Task to carry out
Retype the whole listing verbatim and keep the pictures out of it.

--- Start Stored data ---

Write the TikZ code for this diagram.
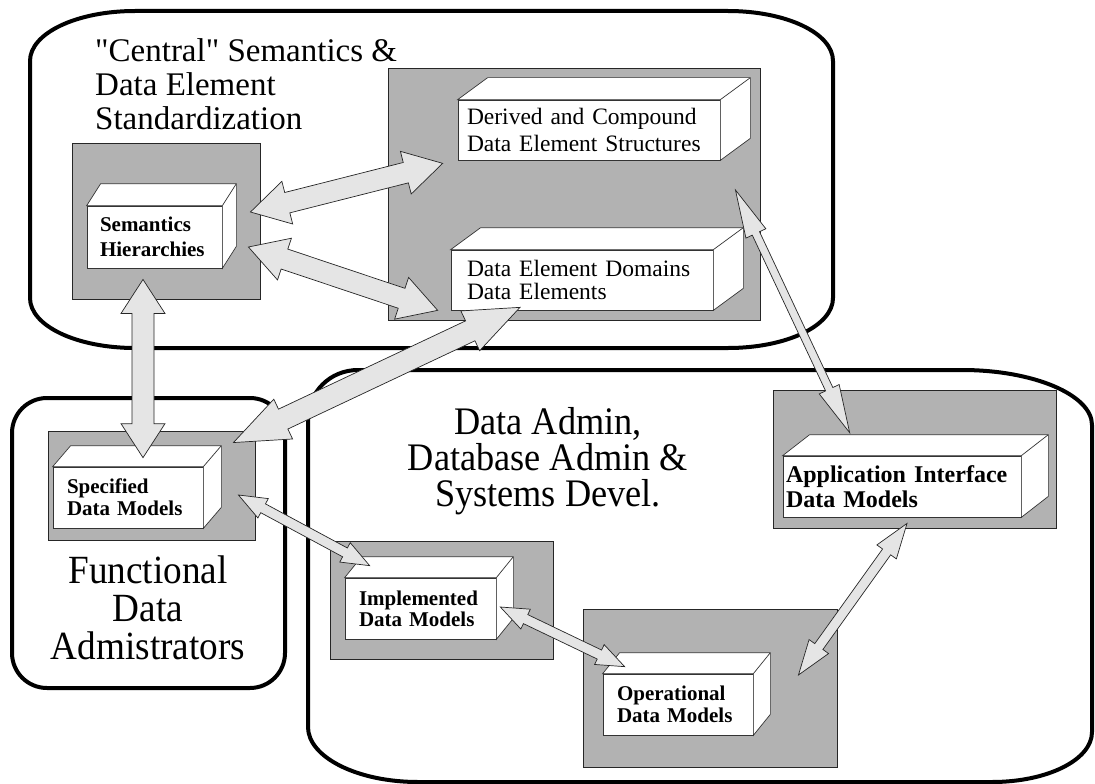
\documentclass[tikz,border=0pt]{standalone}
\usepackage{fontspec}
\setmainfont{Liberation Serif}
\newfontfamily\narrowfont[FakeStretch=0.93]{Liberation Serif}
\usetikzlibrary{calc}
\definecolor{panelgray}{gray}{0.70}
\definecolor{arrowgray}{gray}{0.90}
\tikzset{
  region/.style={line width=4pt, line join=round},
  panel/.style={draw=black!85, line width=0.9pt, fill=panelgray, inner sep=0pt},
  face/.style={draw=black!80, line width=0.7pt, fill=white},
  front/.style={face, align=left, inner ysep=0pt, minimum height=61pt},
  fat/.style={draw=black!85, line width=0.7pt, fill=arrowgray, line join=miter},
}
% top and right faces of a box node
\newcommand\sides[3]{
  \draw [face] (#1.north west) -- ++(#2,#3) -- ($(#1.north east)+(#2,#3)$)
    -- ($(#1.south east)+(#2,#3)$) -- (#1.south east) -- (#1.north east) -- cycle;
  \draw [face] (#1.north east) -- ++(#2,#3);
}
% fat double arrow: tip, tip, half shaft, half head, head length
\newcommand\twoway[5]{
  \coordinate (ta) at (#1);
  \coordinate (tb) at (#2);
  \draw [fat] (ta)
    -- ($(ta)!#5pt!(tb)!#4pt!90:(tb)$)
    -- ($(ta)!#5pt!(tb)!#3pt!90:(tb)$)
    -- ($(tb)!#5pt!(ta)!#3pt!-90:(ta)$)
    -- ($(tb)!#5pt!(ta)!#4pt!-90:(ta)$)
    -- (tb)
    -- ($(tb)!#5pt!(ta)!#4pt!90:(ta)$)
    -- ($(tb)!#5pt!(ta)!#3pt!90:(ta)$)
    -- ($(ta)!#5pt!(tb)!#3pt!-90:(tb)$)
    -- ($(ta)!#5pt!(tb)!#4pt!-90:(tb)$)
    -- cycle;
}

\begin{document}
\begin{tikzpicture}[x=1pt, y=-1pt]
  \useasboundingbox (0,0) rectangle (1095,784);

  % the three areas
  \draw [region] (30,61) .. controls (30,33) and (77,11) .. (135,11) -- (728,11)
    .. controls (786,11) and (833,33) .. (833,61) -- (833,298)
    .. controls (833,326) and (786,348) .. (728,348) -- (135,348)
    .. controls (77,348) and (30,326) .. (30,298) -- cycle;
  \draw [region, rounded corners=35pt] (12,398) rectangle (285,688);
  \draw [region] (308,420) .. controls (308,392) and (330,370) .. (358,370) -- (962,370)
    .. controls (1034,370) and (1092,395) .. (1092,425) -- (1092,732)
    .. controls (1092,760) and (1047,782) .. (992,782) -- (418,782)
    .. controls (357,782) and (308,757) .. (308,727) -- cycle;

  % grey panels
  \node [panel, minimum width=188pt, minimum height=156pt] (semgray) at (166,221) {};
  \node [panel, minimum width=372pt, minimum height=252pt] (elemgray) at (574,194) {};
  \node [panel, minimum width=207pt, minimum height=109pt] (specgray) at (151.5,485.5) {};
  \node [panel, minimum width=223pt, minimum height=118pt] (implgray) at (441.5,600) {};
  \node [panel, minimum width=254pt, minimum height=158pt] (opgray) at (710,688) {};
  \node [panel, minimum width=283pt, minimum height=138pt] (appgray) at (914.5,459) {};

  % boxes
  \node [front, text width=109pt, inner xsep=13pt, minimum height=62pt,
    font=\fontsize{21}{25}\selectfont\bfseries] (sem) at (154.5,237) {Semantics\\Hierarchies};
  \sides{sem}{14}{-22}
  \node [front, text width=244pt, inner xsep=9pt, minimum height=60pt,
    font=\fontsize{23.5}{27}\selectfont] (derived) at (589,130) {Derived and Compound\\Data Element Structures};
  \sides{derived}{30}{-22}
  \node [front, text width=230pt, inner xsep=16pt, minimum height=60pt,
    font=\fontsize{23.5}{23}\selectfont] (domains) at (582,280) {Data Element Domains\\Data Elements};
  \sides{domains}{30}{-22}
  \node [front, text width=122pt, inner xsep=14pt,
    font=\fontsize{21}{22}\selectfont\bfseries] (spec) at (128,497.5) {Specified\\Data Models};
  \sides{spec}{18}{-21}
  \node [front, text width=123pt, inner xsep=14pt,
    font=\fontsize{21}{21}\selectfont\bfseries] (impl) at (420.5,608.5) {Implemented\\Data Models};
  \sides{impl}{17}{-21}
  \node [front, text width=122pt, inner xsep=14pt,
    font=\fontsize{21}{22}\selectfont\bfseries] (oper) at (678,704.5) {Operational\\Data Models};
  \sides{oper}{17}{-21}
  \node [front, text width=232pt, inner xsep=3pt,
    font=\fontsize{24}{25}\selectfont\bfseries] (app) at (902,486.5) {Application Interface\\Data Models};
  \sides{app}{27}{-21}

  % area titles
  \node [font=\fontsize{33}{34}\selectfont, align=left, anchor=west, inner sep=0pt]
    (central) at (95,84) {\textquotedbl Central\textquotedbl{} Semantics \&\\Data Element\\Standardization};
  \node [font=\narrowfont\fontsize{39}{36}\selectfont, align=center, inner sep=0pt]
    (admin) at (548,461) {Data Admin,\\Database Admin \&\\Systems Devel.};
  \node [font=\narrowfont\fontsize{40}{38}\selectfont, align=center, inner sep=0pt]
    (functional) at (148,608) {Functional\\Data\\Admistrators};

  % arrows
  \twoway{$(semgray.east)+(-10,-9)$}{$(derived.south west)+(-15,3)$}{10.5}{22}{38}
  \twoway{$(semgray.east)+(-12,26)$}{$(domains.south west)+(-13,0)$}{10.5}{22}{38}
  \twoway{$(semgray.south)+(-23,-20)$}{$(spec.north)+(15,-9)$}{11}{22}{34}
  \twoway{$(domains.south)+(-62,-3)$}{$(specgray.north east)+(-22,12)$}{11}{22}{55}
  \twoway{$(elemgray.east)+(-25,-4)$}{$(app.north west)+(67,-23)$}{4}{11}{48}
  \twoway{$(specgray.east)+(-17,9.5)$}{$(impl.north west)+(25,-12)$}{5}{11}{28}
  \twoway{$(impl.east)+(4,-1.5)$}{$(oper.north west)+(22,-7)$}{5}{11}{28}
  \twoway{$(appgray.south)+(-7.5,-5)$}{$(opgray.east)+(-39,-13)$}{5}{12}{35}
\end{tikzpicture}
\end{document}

--- End Stored data ---

Completed exercise
Write the TikZ code for this diagram.
\documentclass[tikz,border=0pt]{standalone}
\usepackage{fontspec}
\setmainfont{Liberation Serif}
\newfontfamily\narrowfont[FakeStretch=0.93]{Liberation Serif}
\usetikzlibrary{calc}
\definecolor{panelgray}{gray}{0.70}
\definecolor{arrowgray}{gray}{0.90}
\tikzset{
  region/.style={line width=4pt, line join=round},
  panel/.style={draw=black!85, line width=0.9pt, fill=panelgray, inner sep=0pt},
  face/.style={draw=black!80, line width=0.7pt, fill=white},
  front/.style={face, align=left, inner ysep=0pt, minimum height=61pt},
  fat/.style={draw=black!85, line width=0.7pt, fill=arrowgray, line join=miter},
}
% top and right faces of a box node
\newcommand\sides[3]{
  \draw [face] (#1.north west) -- ++(#2,#3) -- ($(#1.north east)+(#2,#3)$)
    -- ($(#1.south east)+(#2,#3)$) -- (#1.south east) -- (#1.north east) -- cycle;
  \draw [face] (#1.north east) -- ++(#2,#3);
}
% fat double arrow: tip, tip, half shaft, half head, head length
\newcommand\twoway[5]{
  \coordinate (ta) at (#1);
  \coordinate (tb) at (#2);
  \draw [fat] (ta)
    -- ($(ta)!#5pt!(tb)!#4pt!90:(tb)$)
    -- ($(ta)!#5pt!(tb)!#3pt!90:(tb)$)
    -- ($(tb)!#5pt!(ta)!#3pt!-90:(ta)$)
    -- ($(tb)!#5pt!(ta)!#4pt!-90:(ta)$)
    -- (tb)
    -- ($(tb)!#5pt!(ta)!#4pt!90:(ta)$)
    -- ($(tb)!#5pt!(ta)!#3pt!90:(ta)$)
    -- ($(ta)!#5pt!(tb)!#3pt!-90:(tb)$)
    -- ($(ta)!#5pt!(tb)!#4pt!-90:(tb)$)
    -- cycle;
}

\begin{document}
\begin{tikzpicture}[x=1pt, y=-1pt]
  \useasboundingbox (0,0) rectangle (1095,784);

  % the three areas
  \draw [region] (30,61) .. controls (30,33) and (77,11) .. (135,11) -- (728,11)
    .. controls (786,11) and (833,33) .. (833,61) -- (833,298)
    .. controls (833,326) and (786,348) .. (728,348) -- (135,348)
    .. controls (77,348) and (30,326) .. (30,298) -- cycle;
  \draw [region, rounded corners=35pt] (12,398) rectangle (285,688);
  \draw [region] (308,420) .. controls (308,392) and (330,370) .. (358,370) -- (962,370)
    .. controls (1034,370) and (1092,395) .. (1092,425) -- (1092,732)
    .. controls (1092,760) and (1047,782) .. (992,782) -- (418,782)
    .. controls (357,782) and (308,757) .. (308,727) -- cycle;

  % grey panels
  \node [panel, minimum width=188pt, minimum height=156pt] (semgray) at (166,221) {};
  \node [panel, minimum width=372pt, minimum height=252pt] (elemgray) at (574,194) {};
  \node [panel, minimum width=207pt, minimum height=109pt] (specgray) at (151.5,485.5) {};
  \node [panel, minimum width=223pt, minimum height=118pt] (implgray) at (441.5,600) {};
  \node [panel, minimum width=254pt, minimum height=158pt] (opgray) at (710,688) {};
  \node [panel, minimum width=283pt, minimum height=138pt] (appgray) at (914.5,459) {};

  % boxes
  \node [front, text width=109pt, inner xsep=13pt, minimum height=62pt,
    font=\fontsize{21}{25}\selectfont\bfseries] (sem) at (154.5,237) {Semantics\\Hierarchies};
  \sides{sem}{14}{-22}
  \node [front, text width=244pt, inner xsep=9pt, minimum height=60pt,
    font=\fontsize{23.5}{27}\selectfont] (derived) at (589,130) {Derived and Compound\\Data Element Structures};
  \sides{derived}{30}{-22}
  \node [front, text width=230pt, inner xsep=16pt, minimum height=60pt,
    font=\fontsize{23.5}{23}\selectfont] (domains) at (582,280) {Data Element Domains\\Data Elements};
  \sides{domains}{30}{-22}
  \node [front, text width=122pt, inner xsep=14pt,
    font=\fontsize{21}{22}\selectfont\bfseries] (spec) at (128,497.5) {Specified\\Data Models};
  \sides{spec}{18}{-21}
  \node [front, text width=123pt, inner xsep=14pt,
    font=\fontsize{21}{21}\selectfont\bfseries] (impl) at (420.5,608.5) {Implemented\\Data Models};
  \sides{impl}{17}{-21}
  \node [front, text width=122pt, inner xsep=14pt,
    font=\fontsize{21}{22}\selectfont\bfseries] (oper) at (678,704.5) {Operational\\Data Models};
  \sides{oper}{17}{-21}
  \node [front, text width=232pt, inner xsep=3pt,
    font=\fontsize{24}{25}\selectfont\bfseries] (app) at (902,486.5) {Application Interface\\Data Models};
  \sides{app}{27}{-21}

  % area titles
  \node [font=\fontsize{33}{34}\selectfont, align=left, anchor=west, inner sep=0pt]
    (central) at (95,84) {\textquotedbl Central\textquotedbl{} Semantics \&\\Data Element\\Standardization};
  \node [font=\narrowfont\fontsize{39}{36}\selectfont, align=center, inner sep=0pt]
    (admin) at (548,461) {Data Admin,\\Database Admin \&\\Systems Devel.};
  \node [font=\narrowfont\fontsize{40}{38}\selectfont, align=center, inner sep=0pt]
    (functional) at (148,608) {Functional\\Data\\Admistrators};

  % arrows
  \twoway{$(semgray.east)+(-10,-9)$}{$(derived.south west)+(-15,3)$}{10.5}{22}{38}
  \twoway{$(semgray.east)+(-12,26)$}{$(domains.south west)+(-13,0)$}{10.5}{22}{38}
  \twoway{$(semgray.south)+(-23,-20)$}{$(spec.north)+(15,-9)$}{11}{22}{34}
  \twoway{$(domains.south)+(-62,-3)$}{$(specgray.north east)+(-22,12)$}{11}{22}{55}
  \twoway{$(elemgray.east)+(-25,-4)$}{$(app.north west)+(67,-23)$}{4}{11}{48}
  \twoway{$(specgray.east)+(-17,9.5)$}{$(impl.north west)+(25,-12)$}{5}{11}{28}
  \twoway{$(impl.east)+(4,-1.5)$}{$(oper.north west)+(22,-7)$}{5}{11}{28}
  \twoway{$(appgray.south)+(-7.5,-5)$}{$(opgray.east)+(-39,-13)$}{5}{12}{35}
\end{tikzpicture}
\end{document}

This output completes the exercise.